Professional survival depends on education in today’s world of rapidly accelerating transformation. At the same time, for organizations to stay competitive, they must have a way to measure the success of that education.

Instructional training is typically delivered as a transactional service, limited to occasions when individuals need to acquire new skills. But the pace of change today, especially in technical disciplines, has become so rapid that employees now need continuous education. This need for ongoing education has driven the growth of subscription-based training.

Three educational components based on learner needs

The first component is technology adoption, on which a company decides to deploy some exciting new technology. The IT team must have the right skills before they can start. So, they enroll in a class to learn new skills. When the skills are acquired, the need for training is fulfilled.

The second component involves ongoing management. For centuries, employees learned trades through apprenticeships. When their training was complete, they had all the knowledge needed to practice their trade for the rest of their professional life.

However, the rapid pace of technological change renders this system obsolete. Software and hardware are updated, security patches and protocols are implemented, and systems are expanded and integrated. It’s easy to imagine an IT professional needing to update their skills with information that has changed since their initial training. In the midst of doing their job, they need an occasional lifeline to help them stay productive.
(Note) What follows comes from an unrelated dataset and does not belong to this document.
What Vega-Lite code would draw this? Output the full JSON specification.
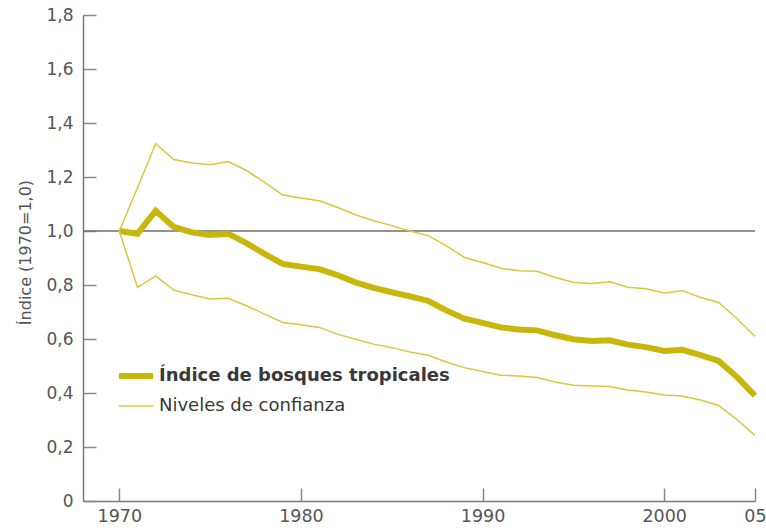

The third component represents another product of our rapidly changing work environment: career development. To stay competitive, companies need employees’ skills to be up to date. Individuals work to keep their skills current to reduce career risk. Others see new skill acquisition as a path to career advancement.

The three components align with the different models for education delivery. For the most part, technology adoption aligns with the transactional model. A defined set of skills is learned in order to complete a project. The other two components of education, ongoing management and career development, require continuous learning, with constant access to skills, information and knowledge. By nature, these are better fitted to a subscription model.

Measuring success of education subscriptions

Educational theorists have suggested that training can be evaluated on five levels:

  • Reaction: how learners feel about the learning experience or training.
  • Learning: how the learner’s knowledge has increased after training.
  • Application: how much the learner is applying what they learned on the job.
  • Outcomes: the effect of the learner’s new skills on the business environment.
  • ROI: the financial return on the training investment.

The easiest level to measure is surely the first one, reaction. It’s simple to ask, “How effective did you think this training was? How useful was the course material?” This provides a reasonably useful yardstick on training effectiveness. The other four levels are more difficult to measure. It’s hard to follow up with a learner six months later to measure real-world training effects – especially in a subscription model where the timing of training may be different for each individual.

Measuring outcomes is also useful. One outcome to measure in IT training is increased employee productivity. The second is improved uptime. It makes sense that there should be a correlation between training and productivity. Increased network uptime might seem like a simple measure, but it’s not always easy to establish causality. If there is an improvement in uptime, was it because of training? Or was an expert hired? Or was it because a vendor fixed a critical bug?

However, it is likely that the best method for measuring educational success is to return to the three components of education and evaluate training with the needs of the learner and of the company in mind. For technology adoption, two measurement approaches stand out. The first is time to value. If a trained team can complete a project in four months, while an untrained team takes six to eight, this is a clear demonstration of value. Another approach is to compare error rates on new projects between trained and untrained individuals. What does it cost to find errors and fix them later? How much money can the company save by reducing errors? This may be difficult to measure with precision, but no one would argue that training doesn’t reduce mistakes.

Looking at the needs of individuals

As for the ongoing management and career development components, it’s important to consider the specific needs of the individual receiving the training. Subscription-based education is typically much more focused on the individual than instructional learning. Individuals frequently make their own decisions about what they want to learn. Often, they proceed at their own pace. At the end, only the learner knows whether the training has met their need.

The individual must be the primary focus of effective evaluation of subscription-based learning. It must answer the questions: What were the individual’s initial goals and expectations? Has the training helped them meet these goals? What elements of the training were most effective and least effective in meeting these goals? Ultimately, how has the training helped the individual on their journey to success?

What makes subscription-based learning so timely and valuable is that it provides learning content tailored to the individual learner’s needs in an on-demand format. Consequently, measuring this type of training’s effectiveness cannot be reduced to a one-size-fits-all assessment. Instead, it comes down to gauging effectiveness at the individual level.